Toute petite, France Tétrault, originaire de Saint-Jean-Baptiste, savait qu’elle voulait se diriger vers le milieu de la santé. « J’avais une fascination pour ce milieu. Plus jeune, mon premier choix aurait été la médecine vétérinaire, mais quand mon père a été hospitalisé, c’est là que j’ai eu la piqûre du milieu hospitalier. J’ai suivi mon cours d’infirmière auxiliaire et j’ai commencé à travailler ici en 1978 », relate cette résidente du quartier Douville. Mais l’appel « de l’urgence et des soins intensifs » a été assez fort pour la convaincre, quelques années plus tard, de retourner aux études pour compléter son cours d’infirmière et obtenir un baccalauréat de clinicienne pour mieux revenir à Honoré-Mercier. Mme Tétrault a d’ailleurs passé les 26 dernières années à travailler aux soins intensifs, un département qu’elle a quitté le 31 juillet le cœur gros. « Ça a passé tellement vite! », commente-t-elle au sujet des 42 dernières années.
« Je n’ai aucun regret et si c’était à refaire, je recommencerais demain matin, assure-t-elle. Mais j’ai pris la décision il y a cinq ans de prendre ma préretraite pour arrêter cet été. Si je ne me donnais pas de deadline, je ne partirais jamais! Il est temps de laisser la place aux autres et il y a une belle relève ici, surtout dans les conditions qu’on vit actuellement. »
Infirmière dans l’ADN
Mme Tétrault conserve des souvenirs impérissables de ses années à Honoré-Mercier. « Je me souviendrai toujours de mon premier quart de travail, de mon premier mort et de plein d’autres événements marquants. Il y a eu des hauts et des bas et il m’est arrivé souvent de revenir à la maison le cœur gros. Heureusement, mon conjoint était là pour m’écouter. Mais comme infirmière, mon plus beau cadeau est de savoir qu’on a aidé des gens qu’on ne pensait pas voir passer au travers. Certains sont revenus nous voir quelques mois plus tard et on ne les reconnaissait pas tellement ils avaient changé depuis qu’ils avaient quitté les soins intensifs. »
D’un naturel calme et dévoué, elle a aussi laissé sa marque auprès de bien de jeunes infirmières qu’elle a formées au fil des années. « Je leur disais toujours : soignez la personne dans le lit comme si c’était vous ou un membre proche de votre famille. Un jour, ce sera à notre tour d’être dans ce lit. »

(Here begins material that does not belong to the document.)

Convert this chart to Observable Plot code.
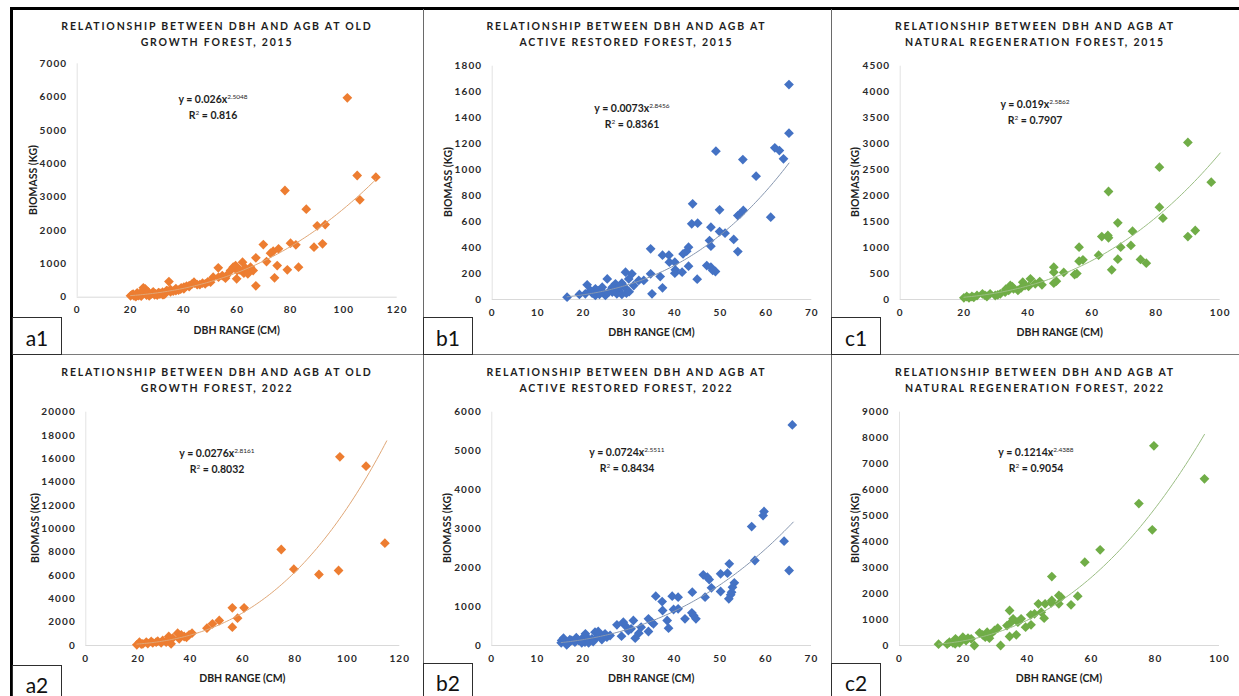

« France a une voix rassurante autant pour les patients que pour leur famille. Elle avait le bon ton. Moi, si j’étais de l’autre côté du téléphone, je serais rassurée », commente pour sa part Louise Fréchette, amie et ancienne collègue de France Tétrault, aussi présente lors de l’entrevue.
Année mouvementée
En 42 ans, France Tétrault est passée à travers bien des crises à l’hôpital : des grèves, le C. difficile, le verglas, les moisissures et des déménagements… « Mais la dernière [la COVID-19], je m’en serais bien passé! Ça a été difficile pour le moral et ça a demandé beaucoup d’adaptations. Je pense que cette pandémie est l’épreuve la plus dure que j’ai eue à traverser parce qu’on la vit aussi en dehors de l’hôpital et qu’on sait que ça va durer encore un moment », affirme-t-elle.
C’est d’ailleurs le climat actuel difficile, où les accolades ne sont plus la norme, qui a convaincu Mme Tétrault d’accorder une entrevue au COURRIER pour marquer son départ. « Je pars comme je suis arrivée, discrètement. Je n’aime pas être sous les projecteurs, mais j’aimerais profiter de cet article pour remercier toutes les personnes que j’ai côtoyées ici jour après jour, mais que je n’ai pas eu le temps de saluer une dernière fois. Chacune d’entre elles m’a apporté quelque chose et m’a fait évoluer. » Elle remercie tout spécialement Jean-Guy, son conjoint des 41 dernières années… qu’elle a d’ailleurs rencontré à l’hôpital!
Prendre le temps
Maintenant officiellement retraitée, France Tétrault prendra les prochaines semaines pour véritablement se reposer pour la première fois depuis des mois – les vacances qu’elle devait prendre en mai ont été annulées à cause de la pandémie – et pour simplement « prendre le temps de prendre le temps ». « On n’a qu’une retraite à vivre, on verra où la vie m’amène », lance-t-elle avec philosophie.